Harare ‑ President Emmerson Mnangagwa has invited presidential candidates who participated in Zimbabwe’s 2018 elections to a meeting to discuss the framework for post-election dialogue.
“The President of the Republic of Zimbabwe, His Excellency Cde ED Mnangagwa, is inviting leaders of all political parties who participated in the presidential election of July 30, 2018, to a meeting to discuss a framework for dialogue and interaction,” Chief Secretary to the President and Cabinet, Misheck Sibanda, said in a letter addressed to political leaders Tuesday.
The meeting will be held Wednesday afternoon at State House.
Each presidential candidate is expected to bring at most three other members.
Mnangagwa, who has been adamant that he was not going to engage members of the opposition who do not recognise his presidency, called for a meeting after civil society, political figures and the international community ratcheted pressure to end harassment and human rights abuses being perpetrated by the military.
The military moved into the streets of Zimbabwe following nationwide protests sparked by astronomical fuel price hikes.
The brutal clampdown by security forces last month left least 12 civilians dead.
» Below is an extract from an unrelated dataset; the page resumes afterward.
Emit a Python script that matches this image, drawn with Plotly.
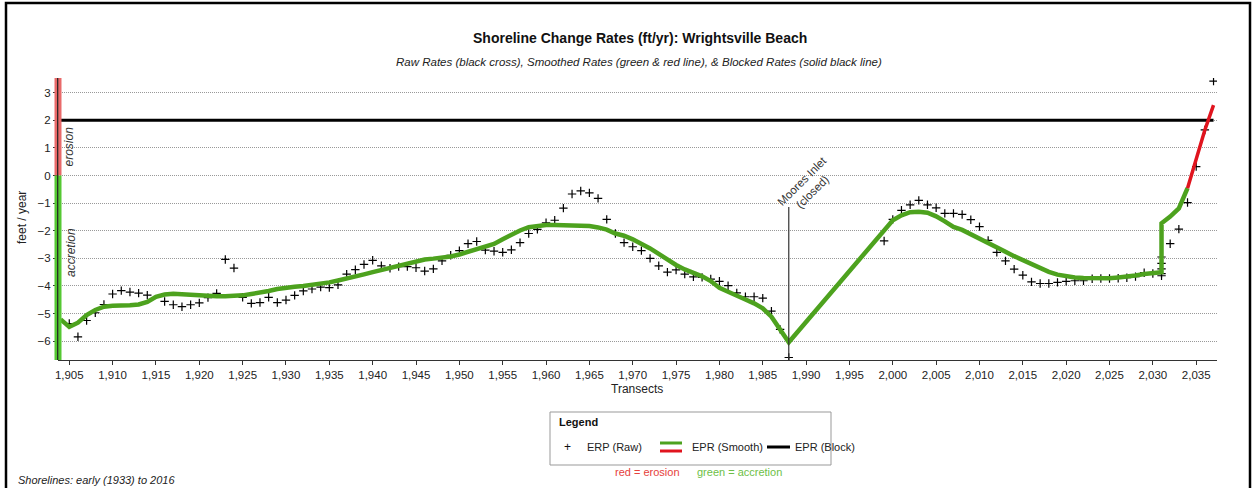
import plotly.graph_objects as go

# ---------------- data ----------------
raw_x = [1905, 1906, 1907, 1908, 1909, 1910, 1911, 1912, 1913, 1914,
         1916, 1917, 1918, 1919, 1920, 1921, 1922, 1923, 1924, 1925,
         1926, 1927, 1928, 1929, 1930, 1931, 1932, 1933, 1934, 1935,
         1936, 1937, 1938, 1939, 1940, 1941, 1942, 1943, 1944, 1945,
         1946, 1947, 1948, 1949, 1950, 1951, 1952, 1953, 1954, 1955,
         1956, 1957, 1958, 1959, 1960, 1961, 1962, 1963, 1964, 1965,
         1966, 1967, 1968, 1969, 1970, 1971, 1972, 1973, 1974, 1975,
         1976, 1977, 1978, 1979, 1980, 1981, 1982, 1983, 1984, 1985,
         1986, 1987, 1988,
         1999, 2000, 2001, 2002, 2003, 2004, 2005, 2006, 2007, 2008,
         2009, 2010, 2011, 2012, 2013, 2014, 2015, 2016, 2017, 2018,
         2019, 2020, 2021, 2022, 2023, 2024, 2025, 2026, 2027, 2028,
         2029, 2030, 2031, 2031, 2031, 2031, 2031, 2032, 2033, 2034,
         2035, 2036, 2037]
raw_y = [-5.36, -5.84, -5.25, -4.97, -4.67, -4.29, -4.17, -4.22, -4.26, -4.33,
         -4.56, -4.68, -4.75, -4.68, -4.61, -4.42, -4.27, -3.04, -3.35, -4.41,
         -4.63, -4.60, -4.41, -4.60, -4.51, -4.34, -4.18, -4.11, -4.04, -4.06,
         -3.96, -3.57, -3.41, -3.22, -3.07, -3.27, -3.36, -3.30, -3.30, -3.34,
         -3.46, -3.38, -3.09, -2.89, -2.72, -2.47, -2.39, -2.70, -2.74, -2.78,
         -2.69, -2.43, -2.10, -1.95, -1.71, -1.62, -1.18, -0.67, -0.56, -0.63,
         -0.83, -1.59, -2.10, -2.43, -2.58, -2.72, -3.00, -3.27, -3.50, -3.42,
         -3.57, -3.67, -3.69, -3.75, -3.83, -3.99, -4.25, -4.39, -4.39, -4.44,
         -4.91, -5.57, -6.59,
         -2.37, -1.59, -1.26, -1.06, -0.90, -1.06, -1.17, -1.37, -1.37, -1.41,
         -1.60, -1.85, -2.35, -2.78, -3.09, -3.39, -3.61, -3.85, -3.91, -3.91,
         -3.87, -3.83, -3.81, -3.81, -3.74, -3.73, -3.73, -3.72, -3.70, -3.66,
         -3.52, -3.55, -3.63, -3.55, -3.38, -3.18, -2.95, -2.47, -1.94, -0.98,
         0.32, 1.65, 3.42]

smooth_x = [1904, 1905, 1906, 1907, 1908, 1909, 1910, 1911, 1912, 1913,
            1914, 1915, 1916, 1917, 1918, 1919, 1920, 1921, 1922, 1923,
            1924, 1925, 1926, 1927, 1928, 1929, 1930, 1931, 1932, 1933,
            1934, 1935, 1936, 1937, 1938, 1939, 1940, 1941, 1942, 1943,
            1944, 1945, 1946, 1947, 1948, 1949, 1950, 1951, 1952, 1953,
            1954, 1955, 1956, 1957, 1958, 1959, 1960, 1961, 1962, 1963,
            1964, 1965, 1966, 1967, 1968, 1969, 1970, 1971, 1972, 1973,
            1974, 1975, 1976, 1977, 1978, 1979, 1980, 1981, 1982, 1983,
            1984, 1985, 1986, 1987, 1988,
            2000, 2001, 2002, 2003, 2004, 2005, 2006, 2007, 2008, 2009,
            2010, 2011, 2012, 2013, 2014, 2015, 2016, 2017, 2018, 2019,
            2020, 2021, 2022, 2023, 2024, 2025, 2026, 2027, 2028, 2029,
            2030, 2031, 2031, 2032, 2033, 2034, 2035, 2036, 2037]
smooth_y = [-5.21, -5.48, -5.33, -5.05, -4.87, -4.75, -4.72, -4.72, -4.70, -4.67,
            -4.58, -4.39, -4.31, -4.28, -4.30, -4.33, -4.37, -4.38, -4.37, -4.37,
            -4.37, -4.34, -4.29, -4.25, -4.18, -4.11, -4.05, -4.03, -4.00, -3.97,
            -3.91, -3.87, -3.80, -3.74, -3.67, -3.58, -3.50, -3.42, -3.35, -3.24,
            -3.16, -3.09, -3.04, -3.01, -2.98, -2.93, -2.86, -2.77, -2.67, -2.60,
            -2.48, -2.31, -2.14, -1.99, -1.87, -1.81, -1.79, -1.79, -1.79, -1.79,
            -1.80, -1.83, -1.88, -1.96, -2.10, -2.18, -2.31, -2.46, -2.64, -2.84,
            -3.06, -3.24, -3.40, -3.52, -3.65, -3.82, -4.07, -4.21, -4.37, -4.49,
            -4.63, -4.81, -5.11, -5.60, -6.04,
            -1.62, -1.44, -1.33, -1.31, -1.35, -1.48, -1.66, -1.86, -1.97, -2.12,
            -2.28, -2.42, -2.60, -2.76, -2.92, -3.06, -3.22, -3.36, -3.49, -3.59,
            -3.65, -3.69, -3.71, -3.72, -3.72, -3.72, -3.69, -3.67, -3.62, -3.57,
            -3.53, -3.50, -1.73, -1.49, -1.19, -0.46, 0.56, 1.65, 2.55]
erosion_start = 2034          # smoothed line turns red from this transect on

block_x = [1904, 2037]
block_y = [2, 2]

inlet_x = 1988
inlet_top = -1.14
inlet_label = "Moores Inlet<br>(closed)"

x_ticks = list(range(1905, 2040, 5))
y_ticks = list(range(-6, 4))

title = "<b>Shoreline Change Rates (ft/yr): Wrightsville Beach</b>"
subtitle = "<i>Raw Rates (black cross), Smoothed Rates (green &amp; red line), &amp; Blocked Rates (solid black line)</i>"
footnote = "<i>Shorelines: early (1933) to 2016</i>"

# ---------------- styling ----------------
FONT = "Liberation Sans, Arial, sans-serif"
GREEN = "#4da21e"
RED = "#e0141e"
XR = [1903.7, 2037.4]
YR = [-6.68, 3.53]

# plot area in pixels
L, R, T, B = 58, 1217, 78, 360
W, H = R - L, B - T


def px(xp):
    return (xp - L) / W


def py(yp):
    return (B - yp) / H


i_red = smooth_x.index(erosion_start)
green_x, green_y = smooth_x[:i_red + 1], smooth_y[:i_red + 1]
red_x, red_y = smooth_x[i_red:], smooth_y[i_red:]

fig = go.Figure()
fig.add_trace(go.Scatter(x=block_x, y=block_y, mode="lines",
                         line=dict(color="black", width=3), name="EPR (Block)"))
fig.add_trace(go.Scatter(x=raw_x, y=raw_y, mode="markers",
                         marker=dict(symbol="cross-thin", size=6, color="black",
                                     line=dict(color="black", width=1.2)),
                         name="ERP (Raw)"))
fig.add_trace(go.Scatter(x=green_x, y=green_y, mode="lines",
                         line=dict(color=GREEN, width=4.5), name="EPR (Smooth)"))
fig.add_trace(go.Scatter(x=red_x, y=red_y, mode="lines",
                         line=dict(color=RED, width=3.5), showlegend=False))

shapes = []
# outer frame
shapes.append(dict(type="rect", xref="paper", yref="paper",
                   x0=px(6), x1=px(1250), y0=py(492), y1=py(3),
                   line=dict(color="black", width=2.5), layer="above"))
# colored erosion / accretion bar along the y axis
shapes.append(dict(type="rect", xref="paper", yref="y",
                   x0=px(54.5), x1=px(61.5), y0=0, y1=YR[1],
                   fillcolor="#e96a6a", line=dict(width=0), layer="above"))
shapes.append(dict(type="rect", xref="paper", yref="y",
                   x0=px(54.5), x1=px(61.5), y0=YR[0], y1=0,
                   fillcolor="#55c832", line=dict(width=0), layer="above"))
shapes.append(dict(type="line", xref="paper", yref="paper",
                   x0=px(57.7), x1=px(57.7), y0=0, y1=1,
                   line=dict(color="#222", width=1.2), layer="above"))
# Moores Inlet line
shapes.append(dict(type="line", xref="x", yref="y",
                   x0=inlet_x, x1=inlet_x, y0=inlet_top, y1=YR[0],
                   line=dict(color="#333", width=1.2), layer="above"))
# legend box
shapes.append(dict(type="rect", xref="paper", yref="paper",
                   x0=px(550), x1=px(831), y0=py(465), y1=py(412),
                   line=dict(color="#999", width=1), fillcolor="white"))
shapes.append(dict(type="line", xref="paper", yref="paper",
                   x0=px(660), x1=px(682), y0=py(443), y1=py(443),
                   line=dict(color=GREEN, width=3)))
shapes.append(dict(type="line", xref="paper", yref="paper",
                   x0=px(660), x1=px(682), y0=py(451), y1=py(451),
                   line=dict(color=RED, width=3)))
shapes.append(dict(type="line", xref="paper", yref="paper",
                   x0=px(767), x1=px(790), y0=py(447), y1=py(447),
                   line=dict(color="black", width=3)))

ann = []


def text(x, y, s, size=11, color="#222", xanchor="center", angle=0, yanchor="middle"):
    ann.append(dict(x=px(x), y=py(y), xref="paper", yref="paper", text=s,
                    showarrow=False, xanchor=xanchor, yanchor=yanchor,
                    textangle=angle, font=dict(family=FONT, size=size, color=color)))


text(640, 38, title, size=14, color="#111")
text(639, 62, subtitle, size=11.5, color="#222")
text(22, 218, "feet / year", size=12, angle=-90)
text(68.5, 147, "<i>erosion</i>", size=12, angle=-90, color="#333")
text(71, 253, "<i>accretion</i>", size=12, angle=-90, color="#333")
text(637, 389, "Transects", size=12)
text(807, 186, inlet_label, size=11.5, angle=-45, color="#333")
text(557, 422, "<b>Legend</b>", size=11, xanchor="left", color="#111")
text(567, 447, "+", size=12, color="#111")
text(585, 447, "ERP (Raw)", size=11, xanchor="left")
text(690, 447, "EPR (Smooth)", size=11, xanchor="left")
text(793, 447, "EPR (Block)", size=11, xanchor="left")
text(647, 472, "red = erosion", size=11, color="#e6413c")
text(739, 472, "green = accretion", size=11, color="#6dbf47")
text(16, 480, footnote, size=11, xanchor="left", color="#222")

fig.update_layout(
    width=1255, height=488,
    margin=dict(l=L, r=1255 - R, t=T, b=488 - B, pad=0),
    paper_bgcolor="white", plot_bgcolor="white",
    showlegend=False,
    font=dict(family=FONT, size=12, color="#222"),
    shapes=shapes, annotations=ann,
    xaxis=dict(range=XR, tickmode="array", tickvals=x_ticks,
               ticktext=[f"{v:,}" for v in x_ticks],
               showgrid=False, zeroline=False, showline=True,
               linecolor="#333", linewidth=1.2, ticks="outside", ticklen=4,
               tickcolor="#333", tickfont=dict(size=11.5, color="#222")),
    yaxis=dict(range=YR, tickmode="array", tickvals=y_ticks,
               showgrid=True, gridcolor="#999999", griddash="1px,1px", gridwidth=1,
               zeroline=False, showline=False, ticks="outside", ticklen=4,
               tickcolor="#333", tickfont=dict(size=11.5, color="#222")),
)

fig.write_html(
    "out.html",
    config={"displayModeBar": False},
    post_script="document.body.style.margin='0';document.body.style.overflow='hidden';",
)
Zimbabwe Doctors for Human Rights said as many as 68 people were treated for gunshot wounds.
Mnangagwa’s nemesis, MDC leader Nelson Chamisa, is yet to pronounce his position on the invitation extended by the incumbent.
“He will take a position by tomorrow (Wednesday) morning,” Chamisa’s spokesperson, Nkululeko Sibanda said in an interview with African News Agency Tuesday night.
Build Zimbabwe leader Noah Manyika said he would be attending the meeting “if, as stated in the invitation, it is to discuss the framework for dialogue”.
Manyika, however, said genuine dialogue could only take place when political prisoners have been released and the military called off the streets.
“In my view, real and meaningful dialogue that will lead to the change we desperately need in our country can only happen if the people wrongfully detained have been released and the army is withdrawn completely from the streets and from manning roadblocks,” he said.
“It can only take place if, as the President promised upon his return from his overseas trip, the heads of those who have been responsible for brutalising citizens roll.”
Zimbabwe, which is in a serious economic meltdown, has as many as 90 percent of its workers out of a job. And the few who still have jobs can not withdraw their earnings from banks because there is a severe shortage of cash.
Hospitals have no drugs.
On Tuesday some teachers and other civil servants began a stay away to press for better wages.
The talks are seen as a possible way out of the morass.